Curate-It online film programmes

Curate-It is a digital training application developed, with support from Screen Scotland, to provide users with the information and skills needed to implement their own film screening events. 

The platform has been designed to actively ensure that knowledge of film curation is easily accessible within the digital space and is focused on providing access to curatorial talent from backgrounds that are underrepresented in the film sector.

As part of this year’s edition, EIFF and Curate-It offered two fellowships to early career curators and programmers working in Scotland. Beulah Ezeugo and Zainab Ashraf have undertaken the Curate-It course and are each presenting a programme of events.

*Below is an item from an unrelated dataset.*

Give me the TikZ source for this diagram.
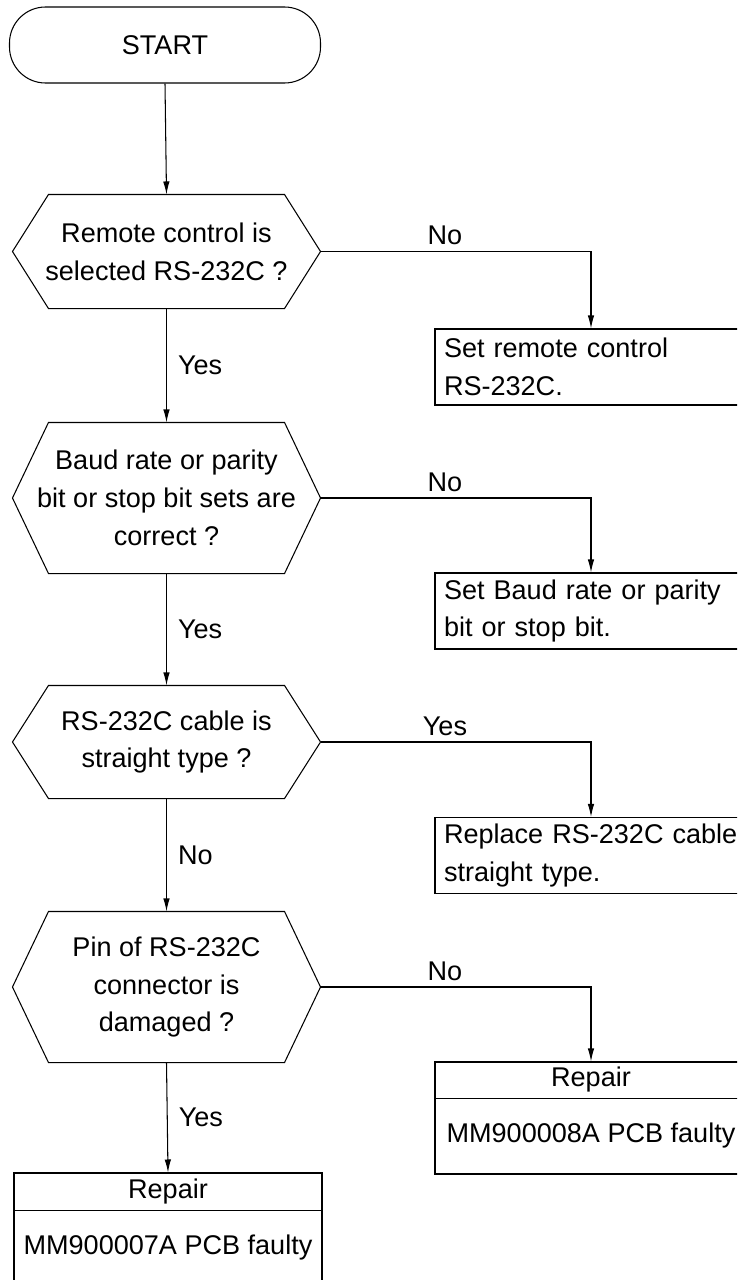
\documentclass[tikz,border=0pt]{standalone}
\usepackage{fontspec}
\setmainfont{Liberation Sans}
\usetikzlibrary{arrows.meta}

\tikzset{
  every node/.style={font=\fontsize{15.4}{21.5}\selectfont},
  terminal/.style={rectangle, draw, rounded corners=0.72cm, minimum width=6.22cm, minimum height=1.52cm},
  decision/.style={rectangle, minimum width=6.14cm, align=center, inner sep=0pt},
  action/.style={rectangle, draw, minimum height=1.52cm, text width=5.88cm, inner xsep=0.18cm, align=left},
  repairbox/.style={rectangle, draw, minimum height=2.24cm},
  flow/.style={-{Latex[length=0.26cm,width=0.13cm]}},
  answer/.style={inner sep=0.12cm}
}

\begin{document}
\begin{tikzpicture}[line width=0.6pt]
			\clip (0,0) rectangle (14.74,-25.6);
			
			% Main column
			\node[terminal] (start) at (3.30,-0.90) {START};
			\node[decision, minimum height=2.26cm] (q1) at (3.33,-5.03) {Remote control is\\selected RS-232C ?};
			\node[decision, minimum height=3.0cm] (q2) at (3.33,-9.96) {Baud rate or parity\\bit or stop bit sets are\\correct ?};
			\node[decision, minimum height=2.24cm] (q3) at (3.33,-14.84) {RS-232C cable is\\straight type ?};
			\node[decision, minimum height=3.0cm] (q4) at (3.33,-19.74) {Pin of RS-232C\\connector is\\damaged ?};
			\node[repairbox, minimum width=6.16cm] (rep7) at (3.36,-24.58) {};
			
			% Hexagon outlines
			\foreach \q in {q1,q2,q3,q4}
			\draw (\q.west) -- ([xshift=0.72cm]\q.north west) -- ([xshift=-0.72cm]\q.north east)
			-- (\q.east) -- ([xshift=-0.72cm]\q.south east) -- ([xshift=0.72cm]\q.south west) -- cycle;
			
			% Right column
			\node[action] (act1) at (11.82,-7.34) {Set remote control\\RS-232C.};
			\node[action] (act2) at (11.82,-12.22) {Set Baud rate or parity\\bit or stop bit.};
			\node[action] (act3) at (11.82,-17.11) {Replace RS-232C cable\\straight type.};
			\node[repairbox, minimum width=6.24cm] (rep8) at (11.82,-22.36) {};
			
			% Repair boxes
			\draw ([yshift=-0.76cm]rep7.north west) -- ([yshift=-0.76cm]rep7.north east);
			\node (rep7t) at ([yshift=-0.38cm]rep7.north) {Repair};
			\node (rep7b) at ([yshift=-1.5cm]rep7.north) {MM900007A PCB faulty};
			\draw ([yshift=-0.74cm]rep8.north west) -- ([yshift=-0.74cm]rep8.north east);
			\node (rep8t) at ([yshift=-0.37cm]rep8.north) {Repair};
			\node (rep8b) at ([yshift=-1.49cm]rep8.north) {MM900008A PCB faulty};
			
			% Arrows down
			\draw[flow] (start.south) -- (q1.north);
			\draw[flow] (q1.south) -- node[answer, right, xshift=0.1cm] {Yes} (q2.north);
			\draw[flow] (q2.south) -- node[answer, right, xshift=0.1cm] {Yes} (q3.north);
			\draw[flow] (q3.south) -- node[answer, right, xshift=0.1cm] {No} (q4.north);
			\draw[flow] (q4.south) -- node[answer, right, xshift=0.1cm] {Yes} (rep7.north);
			
			% Arrows right
			\draw[flow] (q1.east) -| node[pos=0.23, above] {No} (act1.north);
			\draw[flow] (q2.east) -| node[pos=0.23, above] {No} (act2.north);
			\draw[flow] (q3.east) -| node[pos=0.23, above] {Yes} (act3.north);
			\draw[flow] (q4.east) -| node[pos=0.23, above] {No} (rep8.north);
		\end{tikzpicture}
\end{document}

no gaze or hand can hold you there

From 19:00 Friday 18 August

Curator Beulah Ezeugo presents a programme that centres on 20th-century photography through the black gaze. The selected films invite audiences to examine the importance of visual agency and how the ability to represent oneself can become means for salvation, for revelation, for pleasure, for exposure, or for emergence.

Heritage Withheld.

From 19:00 Monday 21 August

Curator Zainab Ashraf invites viewers to look at the importance of heritage. Juxtaposing work from filmmakers working in Scotland and Palestine, the programme explores forms of resilience where an aspect of heritage is withheld.

Each Curate-It programme will be available for audiences to watch for free for 72 hours on Curate-It’s VoD platform Screen-it.